Welche Folgen drohen Ihrer Meinung nach, wenn die rechtliche Grundlage für die verdachtsunabhängigen Kontrollen der Bundespolizei wirklich abgeschafft würde?

Wenn die Bundespolizei die Befugnisse des § 22 BPolG, also der lagebildabhängigen Kontrolle von Personen, verlöre, würden zigtausende illegale Einreisen nach Deutschland nicht entdeckt und verhindert werden können, mit dramatischen Folgen für unsere Gesellschaft. Abgesehen von steigenden Personalanforderungen für Länderpolizei, Ausländerämter und andere Behörden und steigenden Soziallasten müssen schwere gesellschaftliche Verwerfungen befürchtet werden. Die Bundespolizei leistet an dieser Stelle also einen wesentlichen Beitrag zur Stabilisierung gesellschaftlicher Verhältnisse in unserem Land, das wird vielen Kritikern offenbar nicht bewusst.

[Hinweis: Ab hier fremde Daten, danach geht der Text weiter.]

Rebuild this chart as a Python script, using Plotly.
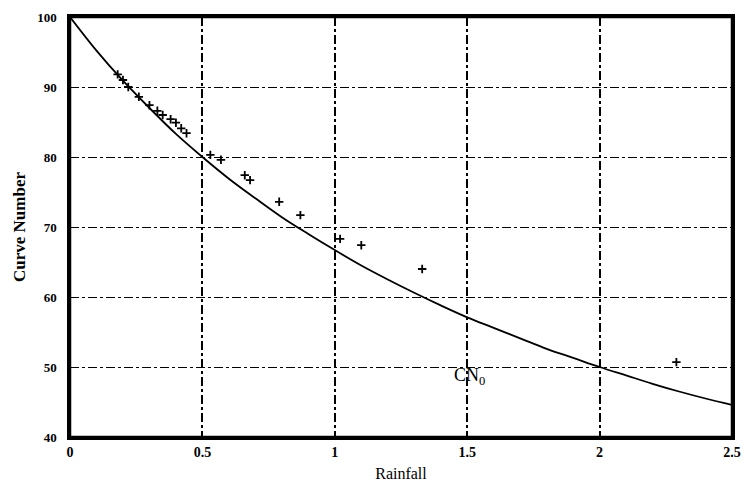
import plotly.graph_objects as go

# Fitted curve CN0
curve_rain = [0.0, 0.1, 0.2, 0.3, 0.4, 0.5, 0.6, 0.7, 0.8, 0.9, 1.0, 1.1, 1.2, 1.3,
              1.4, 1.5, 1.6, 1.7, 1.8, 1.9, 2.0, 2.1, 2.2, 2.3, 2.4, 2.5]
curve_cn = [100.0, 95.2, 90.9, 87.0, 83.3, 80.0, 76.9, 74.1, 71.4, 69.0, 66.7, 64.5,
            62.5, 60.6, 58.8, 57.1, 55.6, 54.1, 52.6, 51.3, 50.0, 48.8, 47.6, 46.5,
            45.5, 44.6]

# Observed points
obs_rain = [0.18, 0.20, 0.22, 0.26, 0.30, 0.33, 0.35, 0.38, 0.40, 0.42, 0.44,
            0.53, 0.57, 0.66, 0.68, 0.79, 0.87, 1.02, 1.10, 1.33, 2.29]
obs_cn = [91.8, 91.0, 90.0, 88.6, 87.4, 86.6, 86.0, 85.4, 84.9, 84.1, 83.4,
          80.3, 79.6, 77.4, 76.7, 73.6, 71.7, 68.3, 67.4, 64.0, 50.7]

x_ticks = [0, 0.5, 1, 1.5, 2, 2.5]
x_tick_text = ["0", "0.5", "1", "1.5", "2", "2.5"]
y_ticks = [40, 50, 60, 70, 80, 90, 100]

font_family = "Liberation Serif, Times New Roman, serif"

fig = go.Figure()
fig.add_trace(go.Scatter(x=curve_rain, y=curve_cn, mode="lines",
                         line=dict(color="black", width=1.8, shape="spline"),
                         showlegend=False))
fig.add_trace(go.Scatter(x=obs_rain, y=obs_cn, mode="markers",
                         marker=dict(symbol="cross-thin", size=6,
                                     line=dict(color="black", width=1.8)),
                         showlegend=False))

fig.add_annotation(x=1.51, y=48.6, text="CN<sub>0</sub>", showarrow=False,
                   font=dict(family=font_family, size=18, color="black"))

# plot frame
fig.add_shape(type="rect", xref="paper", yref="paper", x0=0, x1=1, y0=0, y1=1,
              line=dict(color="black", width=2.5), fillcolor="rgba(0,0,0,0)",
              layer="above")

fig.update_layout(
    width=738, height=476,
    margin=dict(l=62, r=14, t=9, b=47),
    paper_bgcolor="white", plot_bgcolor="white",
    font=dict(family=font_family, color="black"),
)
fig.update_xaxes(range=[0, 2.5], tickvals=x_ticks, ticktext=x_tick_text,
                 automargin=False, ticklabeloverflow="allow",
                 showline=True, mirror=True, linecolor="black", linewidth=2.5,
                 showgrid=True, gridcolor="black", gridwidth=1.5, griddash="dashdot",
                 ticks="", zeroline=False,
                 tickfont=dict(family=font_family, size=14, color="black", weight="bold"),
                 title=dict(text="Rainfall", standoff=10,
                            font=dict(family=font_family, size=16, color="black")))
fig.update_yaxes(range=[40, 100], tickvals=y_ticks,
                 automargin=False, ticklabeloverflow="allow", ticklabelstandoff=8,
                 showline=True, mirror=True, linecolor="black", linewidth=2.5,
                 showgrid=True, gridcolor="black", gridwidth=1, griddash="dashdot",
                 ticks="", zeroline=False,
                 tickfont=dict(family=font_family, size=13, color="black", weight="bold"),
                 title=dict(text="Curve Number", standoff=8,
                            font=dict(family=font_family, size=17, color="black", weight="bold")))

fig.write_html("out.html")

Wir alle können in sicheren, stabilen Verhältnissen leben und genießen Frieden und Freiheit in unserem Land, hier kann jeder seine Meinung frei und unbekümmert äußern, ohne Angst vor Verfolgung haben zu müssen. Manche vergessen, dass das alles nicht selbstverständlich ist, sondern hart erarbeitet werden muss, dazu leistet die Bundespolizei einen unverzichtbaren Beitrag.

Herr Wendt, wir danken Ihnen für das Gespräch.

Rainer Wendt (56) ist seit 2007 Bundesvorsitzender der Deutschen Polizeigewerkschaft (DPoIG). Zwischen 1997 und 2010 war er zudem Vorsitzender der DPoIG in Nordrhein-Westfalen. Polizeibeamter ist er seit 1973.